Understanding the Docker Ecosystem

Written by: Chris Ward

8 min read

Attend any tech-related event or read any tech-related article over the past 18 months, and you will likely have heard of Docker and have an inkling of what it is and does.

In short, Docker builds upon concepts of the past but packages them better. Docker is a tool for creating 'containers' that can hold just what you need for a discrete application or technology stack. Unlike Virtual Machines, these containers share the same resources for managing interactions between the containers and the host machine. This makes Docker containers quick, light, secure and shareable.

Personally, as a technology writer and presenter, I have found Docker invaluable for creating presentations and demos. I can assemble a stack of components I need, run them and then destroy them again, keeping my system clean and uncluttered with packages and data I no longer need.

Many developers could see a clear use case for Docker during development and testing but struggled to understand how best it could work in production. A flurry of third-party tools and services emerged to help developers deploy, configure, and manage their Docker workflows from development to production.

Docker has been building their own 'official' toolkit through a series of takeovers and product releases. Project Orca, as it is known, was announced at last year's DockerCon US, though details are a little vague. In my opinion, Orca is more the strategy behind the consolidation of Dockers growing portfolio of products than an actual project or product.

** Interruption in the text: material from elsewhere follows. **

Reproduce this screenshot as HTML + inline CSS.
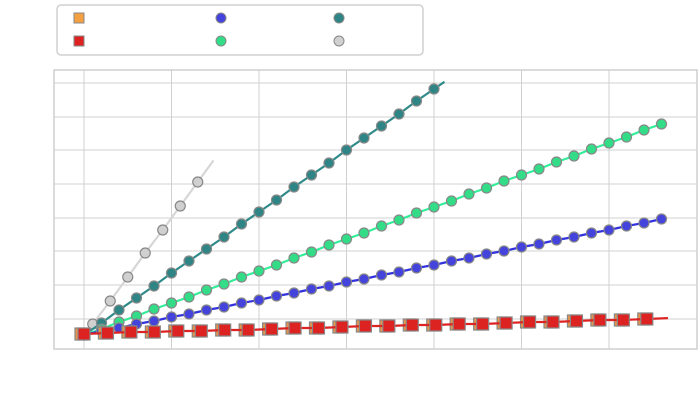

So in this article, I'll present a summary of what's currently available as part of the Docker ecosystem, how it can help you, and how the pieces fit together.

Docker Hub

At the heart of any project using Docker is a Dockerfile. This file contains instructions for Docker on how to build an image. Let's look at a simple example:

FROM python:2.7
ADD . /code
WORKDIR /code
RUN pip install -r requirements.txt

In this example, the Dockerfile pulls a particular version of an existing image, copies the current local directory into the file system of the container, sets it as the working directory, and then installs Python dependencies from a text file via the pip command.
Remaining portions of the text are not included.